Like every headlamp, its brightness drops as the batteries drain. The “400 lumens” figure is the fresh-battery max, not a sustained output — an hour in, you’re running noticeably dimmer, which is normal physics for any battery-powered light and not a defect. Plan around it: carry spares, and don’t expect hour-three to look like minute-one.

It’s not a spotlight. 400 lumens is plenty for camp chores, paddling, and finding the trail, but it’s not a long-throw beam for lighting up the far bank or spotting something 200 yards out. If you need genuine distance, that’s a different (heavier, pricier) category of light.

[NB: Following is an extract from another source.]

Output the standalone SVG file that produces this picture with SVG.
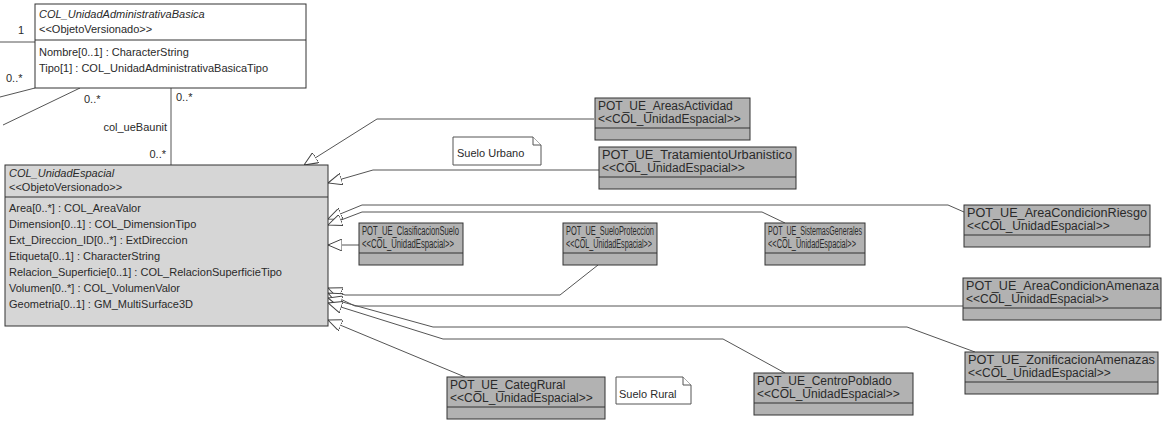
<svg xmlns="http://www.w3.org/2000/svg" width="1162" height="425" viewBox="0 0 1162 425">
<style>
text{font-family:"Liberation Sans",Arial,sans-serif;font-size:11px;fill:#2a2a2a}
.it{font-style:italic}
.g text{font-size:12px}
.wbox{fill:#ffffff;stroke:#333;stroke-width:1}
.lbox{fill:#d6d6d6;stroke:#333;stroke-width:1}
.gbox{fill:#b2b2b2;stroke:#333;stroke-width:1}
.div{stroke:#333;stroke-width:1}
.con{fill:none;stroke:#555;stroke-width:1}
.note{fill:#fff;stroke:#555;stroke-width:1}
</style>
<defs>
<marker id="gen" viewBox="0 0 14 12" refX="14" refY="6" markerWidth="14" markerHeight="12" markerUnits="userSpaceOnUse" orient="auto">
<path d="M0,0 L14,6 L0,12 Z" fill="#fff" stroke="#444" stroke-width="1"/>
</marker>
</defs>

<g id="connectors">
<polyline class="con" points="0,42 35,42"/>
<text x="18" y="34">1</text>
<polyline class="con" points="0,97 35,88"/>
<text x="6" y="82">0..*</text>
<polyline class="con" points="3,125 80,88"/>
<text x="84" y="103">0..*</text>
<polyline class="con" points="171,88 171,165"/>
<text x="176" y="101">0..*</text>
<text x="167" y="131" text-anchor="end">col_ueBaunit</text>
<text x="166" y="158" text-anchor="end">0..*</text>

<polyline class="con" points="594,119 377,119 304,165" marker-end="url(#gen)"/>
<polyline class="con" points="599,170 373,170 328,183" marker-end="url(#gen)"/>
<polyline class="con" points="964,212 948,205 362,205 328,219" marker-end="url(#gen)"/>
<polyline class="con" points="785,223 762,212 362,212 328,225" marker-end="url(#gen)"/>
<polyline class="con" points="359,245 328,245" marker-end="url(#gen)"/>
<polyline class="con" points="598,265 560,295 345,295 328,288" marker-end="url(#gen)"/>
<polyline class="con" points="963,306 355,306 328,293" marker-end="url(#gen)"/>
<polyline class="con" points="975,352 907,327 433,327 328,298" marker-end="url(#gen)"/>
<polyline class="con" points="785,373 723,339 443,339 328,303" marker-end="url(#gen)"/>
<polyline class="con" points="465,377 328,320" marker-end="url(#gen)"/>
</g>

<g id="COL_UnidadAdministrativaBasica">
<rect class="wbox" x="35" y="4" width="271" height="84"/>
<text class="it" x="39" y="18">COL_UnidadAdministrativaBasica</text>
<text x="39" y="33">&lt;&lt;ObjetoVersionado&gt;&gt;</text>
<line class="div" x1="35" y1="40" x2="306" y2="40"/>
<text x="39" y="56">Nombre[0..1] : CharacterString</text>
<text x="39" y="72">Tipo[1] : COL_UnidadAdministrativaBasicaTipo</text>
</g>

<g id="COL_UnidadEspacial">
<rect class="lbox" x="5" y="165" width="323" height="161"/>
<text class="it" x="9" y="177">COL_UnidadEspacial</text>
<text x="9" y="191">&lt;&lt;ObjetoVersionado&gt;&gt;</text>
<line class="div" x1="5" y1="197" x2="328" y2="197"/>
<text x="9" y="212">Area[0..*] : COL_AreaValor</text>
<text x="9" y="228">Dimension[0..1] : COL_DimensionTipo</text>
<text x="9" y="244">Ext_Direccion_ID[0..*] : ExtDireccion</text>
<text x="9" y="260">Etiqueta[0..1] : CharacterString</text>
<text x="9" y="276">Relacion_Superficie[0..1] : COL_RelacionSuperficieTipo</text>
<text x="9" y="292">Volumen[0..*] : COL_VolumenValor</text>
<text x="9" y="308">Geometria[0..1] : GM_MultiSurface3D</text>
</g>

<g id="POT_UE_AreasActividad" class="g">
<rect class="gbox" x="595" y="98" width="155" height="42"/>
<text x="598" y="110">POT_UE_AreasActividad</text>
<text x="598" y="123">&lt;&lt;COL_UnidadEspacial&gt;&gt;</text>
<line class="div" x1="595" y1="128" x2="750" y2="128"/>
</g>

<g id="POT_UE_TratamientoUrbanistico" class="g">
<rect class="gbox" x="599" y="147" width="197" height="42"/>
<text x="602" y="159" textLength="190" lengthAdjust="spacingAndGlyphs">POT_UE_TratamientoUrbanistico</text>
<text x="602" y="172">&lt;&lt;COL_UnidadEspacial&gt;&gt;</text>
<line class="div" x1="599" y1="177" x2="796" y2="177"/>
</g>

<g id="POT_UE_ClasificacionSuelo" class="g">
<rect class="gbox" x="359" y="223" width="104" height="42"/>
<text x="362" y="235" textLength="97" lengthAdjust="spacingAndGlyphs">POT_UE_ClasificacionSuelo</text>
<text x="362" y="248" textLength="92" lengthAdjust="spacingAndGlyphs">&lt;&lt;COL_UnidadEspacial&gt;&gt;</text>
<line class="div" x1="359" y1="253" x2="463" y2="253"/>
</g>

<g id="POT_UE_SueloProteccion" class="g">
<rect class="gbox" x="563" y="223" width="94" height="42"/>
<text x="566" y="235" textLength="88" lengthAdjust="spacingAndGlyphs">POT_UE_SueloProteccion</text>
<text x="566" y="248" textLength="86" lengthAdjust="spacingAndGlyphs">&lt;&lt;COL_UnidadEspacial&gt;&gt;</text>
<line class="div" x1="563" y1="253" x2="657" y2="253"/>
</g>

<g id="POT_UE_SistemasGenerales" class="g">
<rect class="gbox" x="765" y="223" width="100" height="42"/>
<text x="768" y="235" textLength="94" lengthAdjust="spacingAndGlyphs">POT_UE_SistemasGenerales</text>
<text x="768" y="248" textLength="88" lengthAdjust="spacingAndGlyphs">&lt;&lt;COL_UnidadEspacial&gt;&gt;</text>
<line class="div" x1="765" y1="253" x2="865" y2="253"/>
</g>

<g id="POT_UE_AreaCondicionRiesgo" class="g">
<rect class="gbox" x="964" y="205" width="186" height="42"/>
<text x="967" y="217" textLength="180" lengthAdjust="spacingAndGlyphs">POT_UE_AreaCondicionRiesgo</text>
<text x="967" y="230">&lt;&lt;COL_UnidadEspacial&gt;&gt;</text>
<line class="div" x1="964" y1="235" x2="1150" y2="235"/>
</g>

<g id="POT_UE_AreaCondicionAmenaza" class="g">
<rect class="gbox" x="963" y="278" width="198" height="42"/>
<text x="966" y="290" textLength="193" lengthAdjust="spacingAndGlyphs">POT_UE_AreaCondicionAmenaza</text>
<text x="966" y="303">&lt;&lt;COL_UnidadEspacial&gt;&gt;</text>
<line class="div" x1="963" y1="308" x2="1161" y2="308"/>
</g>

<g id="POT_UE_ZonificacionAmenazas" class="g">
<rect class="gbox" x="965" y="352" width="193" height="42"/>
<text x="968" y="364" textLength="187" lengthAdjust="spacingAndGlyphs">POT_UE_ZonificacionAmenazas</text>
<text x="968" y="377">&lt;&lt;COL_UnidadEspacial&gt;&gt;</text>
<line class="div" x1="965" y1="382" x2="1158" y2="382"/>
</g>

<g id="POT_UE_CentroPoblado" class="g">
<rect class="gbox" x="754" y="373" width="159" height="42"/>
<text x="757" y="385">POT_UE_CentroPoblado</text>
<text x="757" y="398">&lt;&lt;COL_UnidadEspacial&gt;&gt;</text>
<line class="div" x1="754" y1="403" x2="913" y2="403"/>
</g>

<g id="POT_UE_CategRural" class="g">
<rect class="gbox" x="447" y="377" width="158" height="42"/>
<text x="450" y="389">POT_UE_CategRural</text>
<text x="450" y="402">&lt;&lt;COL_UnidadEspacial&gt;&gt;</text>
<line class="div" x1="447" y1="407" x2="605" y2="407"/>
</g>

<g id="note_SueloUrbano">
<path class="note" d="M453,137 H533 L541,145 V165 H453 Z"/>
<path class="note" d="M533,137 V145 H541"/>
<text x="457" y="157">Suelo Urbano</text>
</g>

<g id="note_SueloRural">
<path class="note" d="M616,377 H683 L691,385 V404 H616 Z"/>
<path class="note" d="M683,377 V385 H691"/>
<text x="619" y="398">Suelo Rural</text>
</g>
</svg>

And the side-button PowerTap can get bumped on in a pack, draining batteries before you arrive. The lock-out feature solves this — engage it before the light goes in a dry bag — but it’s a step you have to remember.

Verdict

At around $50, the Black Diamond Spot 400 is the honest “do-everything” Florida headlamp. It doesn’t win on raw lumens, runtime, or features against some competitors — but the two things it gets right, IP67 waterproofing and a real red mode, are precisely the two things Florida night use demands. The waterproofing means it survives a state where you’re always one splash from disaster; the red mode means you can be on the coast at night without disorienting sea turtles or blinding your buddies.

Buy the AAA version for backcountry simplicity, the 400-R if you live near an outlet, and rinse the strap after salt. It’s not the flashiest light you can buy — it’s the one you’ll still be using in five years, which is the only test that matters for a headlamp.

Buy it. It’s the right light without overpaying for the wrong things.